By Andy Rathbun Herald Writer
MONROE — Bill Pawlyk considered himself a conservative before he went to prison.
His political leanings changed after he lost the ability to vote and began serving a life sentence at the Monroe Correctional Complex.
“I shifted more toward the center,” said Pawlyk, 68.
“You’re a McCain type of fellow,” added Kimonti Carter, 30, a fellow convict serving life at the Monroe Correctional Complex.
The men, both found guilty of first-degree murder, are among a group of Washington state prisoners excited by a controversial court decision that could return their right to vote.
The 9th U.S. Circuit Court of Appeals ruled in a 2-1 decision filed last week that inmates have the right to cast ballots. The decision could overturn a law that has deprived prisoners of the vote since Washington’s days as a territory.
State Attorney General Rob McKenna and Secretary of State Sam Reed plan to appeal the decision to the U.S. Supreme Court. McKenna could argue the case himself this fall.
He has a chance of winning the appeal, said Trent England, a policy director at Evergreen Freedom Foundation, a conservative think tank in Olympia.
England argued that denying prisoners the right to vote is sound public policy.
“If you reject civil society, we have the right to reject you, at least for a certain period of time,” England said.
Some convicts disagree.
Four men in Monroe, all sentenced to life in prison, argue that giving inmates the vote will connect them to society and aid their rehabilitation.
“You now feel like you’re a part of something,” said Daniel Haldane, 47, a third-strike offender most recently found guilty of first-degree assault.
Last year, legislators passed a law that allows convicted felons to reregister to vote once they’re no longer on parole or probation. Previously, felons who were no longer in Washington state custody but owed court-ordered fines and restitution were not allowed to vote.
The appeals court decision could expand voting rights further, giving incarcerated felons the right to vote.
The court reached its conclusion on the basis of racial discrimination. The justices wrote that depriving inmates the vote disenfranchises minority groups, which are sent to prison in larger numbers than the rest of the population.
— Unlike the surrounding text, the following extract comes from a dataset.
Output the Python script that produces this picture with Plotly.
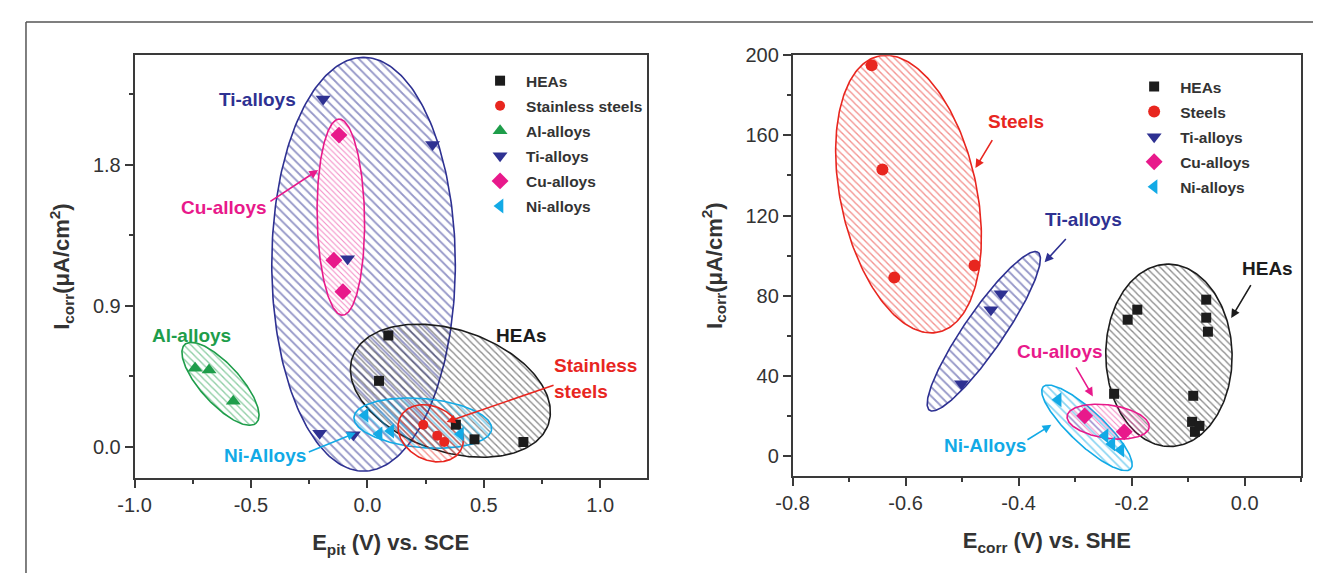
import numpy as np
import plotly.graph_objects as go

OFF = 8  # page body margin: figure is drawn 8 px right/down in the window
W, H = 1321 - 2 * OFF, 581 - 2 * OFF  # figure fits inside the window, no scrolling
FONT = "Liberation Sans, Arial, sans-serif"

# ---------------- data: left panel (E_pit vs SCE) ----------------
left_hea_x = [0.09, 0.05, 0.38, 0.46, 0.67]
left_hea_y = [0.71, 0.42, 0.14, 0.046, 0.03]
left_ss_x = [0.24, 0.30, 0.33]
left_ss_y = [0.14, 0.07, 0.03]
left_al_x = [-0.74, -0.68, -0.576]
left_al_y = [0.50, 0.49, 0.29]
left_ti_x = [-0.19, 0.28, -0.085, -0.205, -0.06]
left_ti_y = [2.22, 1.93, 1.20, 0.085, 0.075]
left_cu_x = [-0.122, -0.144, -0.105]
left_cu_y = [1.99, 1.19, 0.99]
left_ni_x = [-0.01, 0.05, 0.10, 0.40]
left_ni_y = [0.20, 0.08, 0.10, 0.08]

left_xticks = [-1.0, -0.5, 0.0, 0.5, 1.0]
left_xticktext = ["-1.0", "-0.5", "0.0", "0.5", "1.0"]
left_yticks = [0.0, 0.9, 1.8]
left_yticktext = ["0.0", "0.9", "1.8"]

# ---------------- data: right panel (E_corr vs SHE) ----------------
right_hea_x = [-0.190, -0.207, -0.068, -0.068, -0.065, -0.231, -0.091, -0.093, -0.088, -0.080]
right_hea_y = [73, 68, 78, 69, 62, 31, 30, 17, 12, 15]
right_st_x = [-0.660, -0.641, -0.620, -0.478]
right_st_y = [195, 143, 89, 95]
right_ti_x = [-0.431, -0.449, -0.501]
right_ti_y = [81, 73, 36]
right_cu_x = [-0.283, -0.213]
right_cu_y = [20, 12]
right_ni_x = [-0.330, -0.247, -0.235, -0.219]
right_ni_y = [28, 10, 6, 3]

right_xticks = [-0.8, -0.6, -0.4, -0.2, 0.0]
right_xticktext = ["-0.8", "-0.6", "-0.4", "-0.2", "0.0"]
right_yticks = [0, 40, 80, 120, 160, 200]
right_yticktext = ["0", "40", "80", "120", "160", "200"]

# ---------------- styles ----------------
C_HEA = "#1c1c1c"
C_RED = "#e8261f"
C_AL = "#1e9d4a"
C_TI = "#2e3192"
C_CU = "#e8198b"
C_NI = "#12aae6"
AX = "#3a3a3a"

# layout geometry (window pixels, converted to figure pixels with OFF)
L_X0, L_X1, R_X0, R_X1 = 119 - OFF, 638 - OFF, 785.7 - OFF, 1301 - OFF
TOP, L_BOT, R_BOT = 45 - OFF, 476 - OFF, 474 - OFF
LXR, LYR = [-1.0, 1.2], [-0.2, 2.5]
RXR, RYR = [-0.8, 0.1], [-10, 200]
LSX = (L_X1 - L_X0) / (LXR[1] - LXR[0])
LSY = (L_BOT - TOP) / (LYR[1] - LYR[0])
RSX = (R_X1 - R_X0) / (RXR[1] - RXR[0])
RSY = (R_BOT - TOP) / (RYR[1] - RYR[0])


def ellipse(cx, cy, a, b, ang, sx, sy, n=240):
    t = np.linspace(0, 2 * np.pi, n)
    u, v = a * np.cos(t), b * np.sin(t)
    th = np.deg2rad(ang)
    px = u * np.cos(th) - v * np.sin(th)
    py = u * np.sin(th) + v * np.cos(th)
    return cx + px / sx, cy + py / sy


fig = go.Figure()


def add_ell(cx, cy, a, b, ang, color, size, xa, ya, sx, sy, bg="rgba(0,0,0,0)", sol=0.28):
    x, y = ellipse(cx, cy, a, b, ang, sx, sy)
    fig.add_trace(go.Scatter(
        x=x, y=y, mode="lines", fill="toself", xaxis=xa, yaxis=ya,
        line=dict(color=color, width=1.6), fillcolor="rgba(0,0,0,0)",
        fillpattern=dict(shape="\\", fgcolor=color, bgcolor=bg, size=size, solidity=sol),
        showlegend=False, hoverinfo="skip"))


# left ellipses
add_ell(-0.0165, 1.165, 211, 93, 90, C_TI, 6.5, "x", "y", LSX, LSY)
add_ell(0.3565, 0.357, 105, 62, -19, C_HEA, 5, "x", "y", LSX, LSY)
add_ell(0.238, 0.150, 70, 25, -5, C_NI, 6, "x", "y", LSX, LSY)
add_ell(0.272, 0.085, 35, 27, -30, C_RED, 5, "x", "y", LSX, LSY)
add_ell(-0.631, 0.401, 54, 20, -48, C_AL, 5, "x", "y", LSX, LSY)
add_ell(-0.114, 1.466, 100, 24, 91, C_CU, 4, "x", "y", LSX, LSY, bg="white")

# right ellipses
add_ell(-0.5948, 130.7, 144, 69, 102, C_RED, 5, "x2", "y2", RSX, RSY)
add_ell(-0.4616, 62.2, 97.5, 20, 55.7, C_TI, 6.5, "x2", "y2", RSX, RSY)
add_ell(-0.134, 50.2, 93, 64, 91, C_HEA, 5, "x2", "y2", RSX, RSY)
add_ell(-0.279, 14.0, 61, 17, -43.4, C_NI, 6, "x2", "y2", RSX, RSY)
add_ell(-0.2415, 17.1, 42, 17, -8, C_CU, 4, "x2", "y2", RSX, RSY)


def add_pts(x, y, name, sym, color, size, xa, ya, leg):
    fig.add_trace(go.Scatter(
        x=x, y=y, mode="markers", name=name, xaxis=xa, yaxis=ya,
        marker=dict(symbol=sym, color=color, size=size, line=dict(width=0)),
        legend=leg, legendgroup=leg + name))


add_pts(left_hea_x, left_hea_y, "HEAs", "square", C_HEA, 10, "x", "y", "legend")
add_pts(left_ss_x, left_ss_y, "Stainless steels", "circle", C_RED, 10, "x", "y", "legend")
add_pts(left_al_x, left_al_y, "Al-alloys", "triangle-up", C_AL, 13, "x", "y", "legend")
add_pts(left_ti_x, left_ti_y, "Ti-alloys", "triangle-down", C_TI, 13, "x", "y", "legend")
add_pts(left_cu_x, left_cu_y, "Cu-alloys", "diamond", C_CU, 13, "x", "y", "legend")
add_pts(left_ni_x, left_ni_y, "Ni-alloys", "triangle-left", C_NI, 13, "x", "y", "legend")

add_pts(right_hea_x, right_hea_y, "HEAs", "square", C_HEA, 10, "x2", "y2", "legend2")
add_pts(right_st_x, right_st_y, "Steels", "circle", C_RED, 12, "x2", "y2", "legend2")
add_pts(right_ti_x, right_ti_y, "Ti-alloys", "triangle-down", C_TI, 13, "x2", "y2", "legend2")
add_pts(right_cu_x, right_cu_y, "Cu-alloys", "diamond", C_CU, 13, "x2", "y2", "legend2")
add_pts(right_ni_x, right_ni_y, "Ni-alloys", "triangle-left", C_NI, 13, "x2", "y2", "legend2")

# ---------------- labels and arrows ----------------
ann = []


def label(x, y, text, color, xr, yr, xanchor="center"):
    ann.append(dict(x=x, y=y, xref=xr, yref=yr, text=text, showarrow=False, xanchor=xanchor,
                    font=dict(size=19, color=color, family=FONT, weight="bold")))


def arrow(x0, y0, x1, y1, color, xr, yr):
    ann.append(dict(x=x1, y=y1, ax=x0, ay=y0, xref=xr, yref=yr, axref=xr, ayref=yr, text="",
                    showarrow=True, arrowhead=2, arrowsize=1.1, arrowwidth=1.6, arrowcolor=color))


label(-0.470, 2.218, "Ti-alloys", C_TI, "x", "y")
label(-0.614, 1.529, "Cu-alloys", C_CU, "x", "y")
arrow(-0.423, 1.56, -0.2115, 1.767, C_CU, "x", "y")
label(-0.754, 0.708, "Al-alloys", C_AL, "x", "y")
label(-0.440, -0.056, "Ni-Alloys", C_NI, "x", "y")
arrow(-0.258, -0.038, -0.050, 0.088, C_NI, "x", "y")
label(0.662, 0.708, "HEAs", C_HEA, "x", "y")
label(0.793, 0.52, "Stainless", C_RED, "x", "y", xanchor="left")
label(0.793, 0.351, "steels", C_RED, "x", "y", xanchor="left")
arrow(0.806, 0.395, 0.340, 0.157, C_RED, "x", "y")

label(-0.405, 166.7, "Steels", C_RED, "x2", "y2")
arrow(-0.445, 158.4, -0.4764, 143.7, C_RED, "x2", "y2")
label(-0.2843, 117.8, "Ti-alloys", C_TI, "x2", "y2")
arrow(-0.314, 109, -0.354, 96.7, C_TI, "x2", "y2")
label(0.0405, 93.8, "HEAs", C_HEA, "x2", "y2")
arrow(0.0125, 86, -0.0238, 68.8, C_HEA, "x2", "y2")
label(-0.326, 52.2, "Cu-alloys", C_CU, "x2", "y2")
arrow(-0.300, 44.9, -0.2686, 29.7, C_CU, "x2", "y2")
label(-0.459, 5.2, "Ni-Alloys", C_NI, "x2", "y2")
arrow(-0.387, 7.6, -0.342, 15.5, C_NI, "x2", "y2")

tickfont = dict(size=20, color="#333333", family=FONT)
titlefont = dict(size=22, color="#333333", family=FONT, weight="bold")


def axis(dom, rng, tv, tt, minor_dtick, title, standoff, anchor):
    return dict(domain=dom, range=rng, tickmode="array", tickvals=tv, ticktext=tt,
                showline=True, linecolor=AX, linewidth=1.6, mirror=True,
                ticks="outside", ticklen=8, tickwidth=1.5, tickcolor=AX,
                minor=dict(ticks="outside", ticklen=4, tickwidth=1.5, tickcolor=AX,
                           tickmode="linear", tick0=tv[0], dtick=minor_dtick),
                showgrid=False, zeroline=False, tickfont=tickfont,
                title=dict(text=title, font=titlefont, standoff=standoff),
                anchor=anchor, fixedrange=True)


ydl = [1 - L_BOT / H, 1 - TOP / H]
ydr = [1 - R_BOT / H, 1 - TOP / H]
legfont = dict(size=15.5, color="#333333", family=FONT, weight="bold")

fig.update_layout(
    width=W, height=H, autosize=False,
    margin=dict(l=0, r=0, t=0, b=0),
    paper_bgcolor="white", plot_bgcolor="white",
    font=dict(family=FONT, color="#333333"),
    xaxis=axis([L_X0 / W, L_X1 / W], LXR, left_xticks, left_xticktext, 0.25,
               "E<sub>pit</sub> (V) vs. SCE", 20, "y"),
    yaxis=axis(ydl, LYR, left_yticks, left_yticktext, 0.45,
               "I<sub>corr</sub>(μA/cm<sup>2</sup>)", 17, "x"),
    xaxis2=axis([R_X0 / W, R_X1 / W], RXR, right_xticks, right_xticktext, 0.1,
                "E<sub>corr</sub> (V) vs. SHE", 20, "y2"),
    yaxis2=axis(ydr, RYR, right_yticks, right_yticktext, 20,
                "I<sub>corr</sub>(μA/cm<sup>2</sup>)", 17, "x2"),
    legend=dict(x=(489 - 26 - OFF) / W, xanchor="left", y=1 - (54 - OFF) / H, yanchor="top",
                font=legfont, itemwidth=42, bgcolor="rgba(0,0,0,0)", borderwidth=0,
                traceorder="grouped", tracegroupgap=1.9),
    legend2=dict(x=(1151.7 - 26 - OFF) / W, xanchor="left", y=1 - (60 - OFF) / H, yanchor="top",
                 font=legfont, itemwidth=42, bgcolor="rgba(0,0,0,0)", borderwidth=0,
                 traceorder="grouped", tracegroupgap=1.9),
    annotations=ann,
    shapes=[
        dict(type="line", xref="paper", yref="paper", x0=(9 - OFF) / W, x1=1.0,
             y0=1 - (11 - OFF) / H, y1=1 - (11 - OFF) / H, line=dict(color="#555555", width=1.5)),
        dict(type="line", xref="paper", yref="paper", x0=(9 - OFF) / W, x1=(9 - OFF) / W,
             y0=0, y1=1 - (11 - OFF) / H, line=dict(color="#555555", width=1.5)),
    ],
)

fig.write_html("out.html")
Pawlyk, who is white, agreed with that.
“You’re not just taking the vote away from that man, as such,” he said. “You’re taking that vote away from that community, and that whole community gets impacted.”
Some outside the prison are less convinced. In her dissent, 9th Circuit Judge Margaret McKeown argued that her fellow justices were overreaching.
“The majority has charted territory that none of our sister circuits has dared to explore,” she wrote.
More trailblazing will occur if the majority decision holds. Logistically, it’s not clear how to let prisoners vote.
For instance, prisoner mail is opened and inspected. How should a secret ballot in a mail-in election be treated?
Also, as inmates, prisoners have a Monroe address. Would that make convicts one of the city’s largest voting blocs? Or could they vote in the cities where they lived before prison?
“The high schools, the junior high schools that failed me as a child, I should be able to change those for the kids who are growing up in those communities now,” Carter said, arguing for the latter.
McKenna is asking the 9th Circuit Court to put a hold on its ruling while the state seeks a review by the U.S. Supreme Court. So county auditors don’t need to start registering inmates — at least not until the Supreme Court weighs in.
As motions and appeals work through the system, inmates are left to consider the power of their vote.
The four lifers at Monroe said they care about issues beyond their old neighborhoods. Some worry about the war in Iraq.
The men all support prison reform. They want more educational opportunities, so other inmates can gain the skills needed for the return to life on the outside.
“We want to be a part of the system, so we can change it or improve it or keep it in perpetuity,” said Antonio Wheat, 65. “We are not out to disrupt and destroy.”
The Associated Press contributed to this story.
Andy Rathbun: 425-339-3455, email@example.com
A federal appeals court ruled last week that felons in the state penal system should get the vote, overturning a past decision and potentially changing state law.
Attorney General Rob McKenna and Secretary of State Sam Reed will appeal the decision to the U.S. Supreme Court. McKenna could argue the case himself this fall.
Additionally, McKenna is expected to ask the 9th Circuit Court of Appeals to put a hold on its ruling while the state seeks a review by the U.S. Supreme Court.